Work to do>
Quote the data exactly, first line to the line containing "2], [423, 2]];", with no pictures.

◇ ◇ ◇ ◇ ◇ ◇ ◇

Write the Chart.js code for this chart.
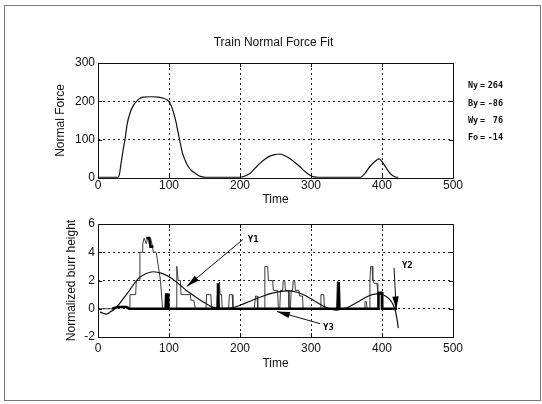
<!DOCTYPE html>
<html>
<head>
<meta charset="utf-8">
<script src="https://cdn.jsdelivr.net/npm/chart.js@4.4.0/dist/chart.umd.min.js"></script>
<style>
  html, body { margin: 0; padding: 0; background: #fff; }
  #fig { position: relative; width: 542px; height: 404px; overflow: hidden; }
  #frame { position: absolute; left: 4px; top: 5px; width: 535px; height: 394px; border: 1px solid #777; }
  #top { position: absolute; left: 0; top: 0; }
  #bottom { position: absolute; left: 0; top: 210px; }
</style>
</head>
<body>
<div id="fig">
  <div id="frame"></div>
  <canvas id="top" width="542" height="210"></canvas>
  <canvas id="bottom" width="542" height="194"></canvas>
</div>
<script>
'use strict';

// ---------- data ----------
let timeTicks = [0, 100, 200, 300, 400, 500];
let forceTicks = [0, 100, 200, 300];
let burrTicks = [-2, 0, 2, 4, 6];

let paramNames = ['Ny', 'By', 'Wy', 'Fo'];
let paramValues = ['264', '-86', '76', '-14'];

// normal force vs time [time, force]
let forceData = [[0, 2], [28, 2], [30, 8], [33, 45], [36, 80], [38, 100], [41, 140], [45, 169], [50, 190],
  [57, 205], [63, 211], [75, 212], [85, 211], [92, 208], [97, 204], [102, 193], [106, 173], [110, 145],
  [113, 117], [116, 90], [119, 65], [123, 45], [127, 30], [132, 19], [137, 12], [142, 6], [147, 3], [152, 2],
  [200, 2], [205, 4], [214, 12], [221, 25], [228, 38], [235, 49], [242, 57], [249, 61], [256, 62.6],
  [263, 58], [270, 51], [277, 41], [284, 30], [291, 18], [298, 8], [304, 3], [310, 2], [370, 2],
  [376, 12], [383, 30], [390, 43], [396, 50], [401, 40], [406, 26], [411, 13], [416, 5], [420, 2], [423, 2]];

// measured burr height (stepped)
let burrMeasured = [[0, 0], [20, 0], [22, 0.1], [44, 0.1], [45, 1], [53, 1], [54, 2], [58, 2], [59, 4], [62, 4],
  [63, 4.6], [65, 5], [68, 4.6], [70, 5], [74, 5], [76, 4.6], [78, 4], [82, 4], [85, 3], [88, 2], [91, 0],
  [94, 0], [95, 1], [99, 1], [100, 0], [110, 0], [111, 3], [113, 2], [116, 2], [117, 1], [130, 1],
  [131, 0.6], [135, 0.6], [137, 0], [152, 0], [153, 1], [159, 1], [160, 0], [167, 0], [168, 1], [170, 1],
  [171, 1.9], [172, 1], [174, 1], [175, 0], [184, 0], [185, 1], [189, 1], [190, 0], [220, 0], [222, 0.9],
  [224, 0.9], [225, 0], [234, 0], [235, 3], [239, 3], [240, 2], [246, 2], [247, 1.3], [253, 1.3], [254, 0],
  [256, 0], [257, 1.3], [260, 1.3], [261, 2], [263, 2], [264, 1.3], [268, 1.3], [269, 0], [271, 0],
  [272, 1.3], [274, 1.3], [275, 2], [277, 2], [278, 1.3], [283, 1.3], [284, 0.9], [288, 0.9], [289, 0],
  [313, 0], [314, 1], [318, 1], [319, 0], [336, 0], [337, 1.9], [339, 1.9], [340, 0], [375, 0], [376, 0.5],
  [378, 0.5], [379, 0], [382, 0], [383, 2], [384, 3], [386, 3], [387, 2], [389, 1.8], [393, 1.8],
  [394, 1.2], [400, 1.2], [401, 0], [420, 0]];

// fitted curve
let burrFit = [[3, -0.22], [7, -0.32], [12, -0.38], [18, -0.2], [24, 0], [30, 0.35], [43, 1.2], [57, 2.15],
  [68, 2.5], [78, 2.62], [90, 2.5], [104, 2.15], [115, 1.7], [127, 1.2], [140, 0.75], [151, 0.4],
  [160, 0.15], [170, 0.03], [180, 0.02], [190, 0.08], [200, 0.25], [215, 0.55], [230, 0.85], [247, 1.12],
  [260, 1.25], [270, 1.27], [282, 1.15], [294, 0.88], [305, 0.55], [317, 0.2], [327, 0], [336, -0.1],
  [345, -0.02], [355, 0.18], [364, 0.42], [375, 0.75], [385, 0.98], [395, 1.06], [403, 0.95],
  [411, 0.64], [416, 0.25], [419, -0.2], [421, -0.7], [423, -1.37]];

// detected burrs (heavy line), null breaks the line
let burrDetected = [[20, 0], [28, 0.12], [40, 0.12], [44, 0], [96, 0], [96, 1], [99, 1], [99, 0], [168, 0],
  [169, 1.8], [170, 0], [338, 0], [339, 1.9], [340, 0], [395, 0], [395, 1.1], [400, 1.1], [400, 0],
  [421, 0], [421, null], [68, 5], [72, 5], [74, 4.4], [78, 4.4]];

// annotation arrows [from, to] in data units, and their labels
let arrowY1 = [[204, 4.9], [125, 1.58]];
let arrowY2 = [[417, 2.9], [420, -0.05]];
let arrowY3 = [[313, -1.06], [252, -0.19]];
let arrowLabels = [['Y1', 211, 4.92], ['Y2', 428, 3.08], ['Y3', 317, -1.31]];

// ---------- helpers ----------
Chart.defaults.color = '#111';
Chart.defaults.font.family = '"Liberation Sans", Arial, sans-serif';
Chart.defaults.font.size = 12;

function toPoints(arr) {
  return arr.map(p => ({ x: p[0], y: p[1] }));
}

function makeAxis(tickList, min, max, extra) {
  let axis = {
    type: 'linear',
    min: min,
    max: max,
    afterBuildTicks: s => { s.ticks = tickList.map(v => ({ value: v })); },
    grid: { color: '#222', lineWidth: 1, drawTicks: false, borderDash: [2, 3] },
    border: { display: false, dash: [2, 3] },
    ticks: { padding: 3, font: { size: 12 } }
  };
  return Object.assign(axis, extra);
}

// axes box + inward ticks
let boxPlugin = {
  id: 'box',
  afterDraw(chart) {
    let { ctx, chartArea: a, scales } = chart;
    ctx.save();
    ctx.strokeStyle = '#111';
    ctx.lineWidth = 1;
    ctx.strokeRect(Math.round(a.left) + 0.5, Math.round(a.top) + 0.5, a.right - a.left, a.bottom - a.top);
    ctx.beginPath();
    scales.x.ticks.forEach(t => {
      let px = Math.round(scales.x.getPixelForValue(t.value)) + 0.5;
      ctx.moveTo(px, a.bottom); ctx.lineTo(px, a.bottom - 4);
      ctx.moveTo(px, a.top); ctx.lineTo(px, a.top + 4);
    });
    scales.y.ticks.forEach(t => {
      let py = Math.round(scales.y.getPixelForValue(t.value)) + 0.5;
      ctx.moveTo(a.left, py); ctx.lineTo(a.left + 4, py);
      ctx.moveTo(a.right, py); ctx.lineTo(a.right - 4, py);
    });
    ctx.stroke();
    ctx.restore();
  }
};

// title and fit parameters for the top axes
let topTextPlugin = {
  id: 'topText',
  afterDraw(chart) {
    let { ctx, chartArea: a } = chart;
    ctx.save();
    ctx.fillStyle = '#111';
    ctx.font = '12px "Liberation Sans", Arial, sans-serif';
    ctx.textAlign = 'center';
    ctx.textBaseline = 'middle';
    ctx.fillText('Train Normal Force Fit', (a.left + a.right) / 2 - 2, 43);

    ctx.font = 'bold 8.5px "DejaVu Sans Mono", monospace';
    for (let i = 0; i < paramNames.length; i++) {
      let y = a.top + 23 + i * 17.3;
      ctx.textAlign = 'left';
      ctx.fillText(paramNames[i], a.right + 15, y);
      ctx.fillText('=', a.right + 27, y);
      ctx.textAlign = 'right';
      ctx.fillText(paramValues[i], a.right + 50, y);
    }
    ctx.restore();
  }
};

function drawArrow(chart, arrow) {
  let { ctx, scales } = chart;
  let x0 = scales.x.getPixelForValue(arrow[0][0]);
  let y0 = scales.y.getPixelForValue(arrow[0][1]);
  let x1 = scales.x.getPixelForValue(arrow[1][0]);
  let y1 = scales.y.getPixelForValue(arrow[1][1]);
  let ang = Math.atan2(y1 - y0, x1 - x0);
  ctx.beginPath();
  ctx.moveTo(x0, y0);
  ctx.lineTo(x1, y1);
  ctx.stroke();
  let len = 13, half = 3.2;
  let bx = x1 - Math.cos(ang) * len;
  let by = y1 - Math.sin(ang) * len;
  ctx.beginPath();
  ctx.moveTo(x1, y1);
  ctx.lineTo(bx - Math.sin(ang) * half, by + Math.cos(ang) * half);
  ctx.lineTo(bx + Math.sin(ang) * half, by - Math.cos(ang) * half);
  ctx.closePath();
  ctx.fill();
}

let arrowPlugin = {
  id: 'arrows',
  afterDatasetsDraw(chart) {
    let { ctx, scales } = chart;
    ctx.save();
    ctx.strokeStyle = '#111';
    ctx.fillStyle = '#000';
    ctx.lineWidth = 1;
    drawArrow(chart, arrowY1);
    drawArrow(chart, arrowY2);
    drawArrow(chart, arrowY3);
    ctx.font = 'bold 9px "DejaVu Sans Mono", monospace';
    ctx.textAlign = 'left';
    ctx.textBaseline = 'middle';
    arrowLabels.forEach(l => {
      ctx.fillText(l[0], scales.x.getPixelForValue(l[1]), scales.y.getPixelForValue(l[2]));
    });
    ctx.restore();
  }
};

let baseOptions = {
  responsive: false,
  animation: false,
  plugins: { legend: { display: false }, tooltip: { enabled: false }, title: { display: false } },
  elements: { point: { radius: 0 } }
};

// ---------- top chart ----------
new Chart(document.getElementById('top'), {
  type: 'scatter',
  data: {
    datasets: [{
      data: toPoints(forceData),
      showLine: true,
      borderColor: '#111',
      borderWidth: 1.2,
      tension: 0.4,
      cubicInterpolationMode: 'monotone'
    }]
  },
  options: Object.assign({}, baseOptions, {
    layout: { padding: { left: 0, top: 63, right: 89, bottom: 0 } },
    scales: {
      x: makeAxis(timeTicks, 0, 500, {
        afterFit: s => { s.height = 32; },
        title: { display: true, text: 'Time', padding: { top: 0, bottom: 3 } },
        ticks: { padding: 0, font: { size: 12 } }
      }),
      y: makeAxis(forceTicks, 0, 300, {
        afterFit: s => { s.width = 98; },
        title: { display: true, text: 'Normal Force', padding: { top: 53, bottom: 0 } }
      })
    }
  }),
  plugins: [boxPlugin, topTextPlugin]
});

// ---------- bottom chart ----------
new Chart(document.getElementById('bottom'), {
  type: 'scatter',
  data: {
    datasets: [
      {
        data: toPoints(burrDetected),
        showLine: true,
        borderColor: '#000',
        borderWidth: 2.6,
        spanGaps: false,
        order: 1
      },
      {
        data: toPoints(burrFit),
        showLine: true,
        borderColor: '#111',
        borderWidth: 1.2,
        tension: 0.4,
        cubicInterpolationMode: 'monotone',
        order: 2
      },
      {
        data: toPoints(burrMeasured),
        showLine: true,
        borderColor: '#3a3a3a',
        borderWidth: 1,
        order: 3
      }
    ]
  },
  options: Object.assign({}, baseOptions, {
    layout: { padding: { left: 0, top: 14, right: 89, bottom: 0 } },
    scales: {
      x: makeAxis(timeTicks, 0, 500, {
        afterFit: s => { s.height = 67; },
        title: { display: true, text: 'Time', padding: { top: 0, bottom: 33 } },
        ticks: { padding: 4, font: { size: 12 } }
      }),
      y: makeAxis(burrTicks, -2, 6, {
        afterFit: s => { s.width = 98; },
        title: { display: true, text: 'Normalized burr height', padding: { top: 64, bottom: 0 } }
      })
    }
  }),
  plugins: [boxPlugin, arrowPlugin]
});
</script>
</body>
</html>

◇ ◇ ◇ ◇ ◇ ◇ ◇

Output>
Write the Chart.js code for this chart.
<!DOCTYPE html>
<html>
<head>
<meta charset="utf-8">
<script src="https://cdn.jsdelivr.net/npm/chart.js@4.4.0/dist/chart.umd.min.js"></script>
<style>
  html, body { margin: 0; padding: 0; background: #fff; }
  #fig { position: relative; width: 542px; height: 404px; overflow: hidden; }
  #frame { position: absolute; left: 4px; top: 5px; width: 535px; height: 394px; border: 1px solid #777; }
  #top { position: absolute; left: 0; top: 0; }
  #bottom { position: absolute; left: 0; top: 210px; }
</style>
</head>
<body>
<div id="fig">
  <div id="frame"></div>
  <canvas id="top" width="542" height="210"></canvas>
  <canvas id="bottom" width="542" height="194"></canvas>
</div>
<script>
'use strict';

// ---------- data ----------
let timeTicks = [0, 100, 200, 300, 400, 500];
let forceTicks = [0, 100, 200, 300];
let burrTicks = [-2, 0, 2, 4, 6];

let paramNames = ['Ny', 'By', 'Wy', 'Fo'];
let paramValues = ['264', '-86', '76', '-14'];

// normal force vs time [time, force]
let forceData = [[0, 2], [28, 2], [30, 8], [33, 45], [36, 80], [38, 100], [41, 140], [45, 169], [50, 190],
  [57, 205], [63, 211], [75, 212], [85, 211], [92, 208], [97, 204], [102, 193], [106, 173], [110, 145],
  [113, 117], [116, 90], [119, 65], [123, 45], [127, 30], [132, 19], [137, 12], [142, 6], [147, 3], [152, 2],
  [200, 2], [205, 4], [214, 12], [221, 25], [228, 38], [235, 49], [242, 57], [249, 61], [256, 62.6],
  [263, 58], [270, 51], [277, 41], [284, 30], [291, 18], [298, 8], [304, 3], [310, 2], [370, 2],
  [376, 12], [383, 30], [390, 43], [396, 50], [401, 40], [406, 26], [411, 13], [416, 5], [420, 2], [423, 2]];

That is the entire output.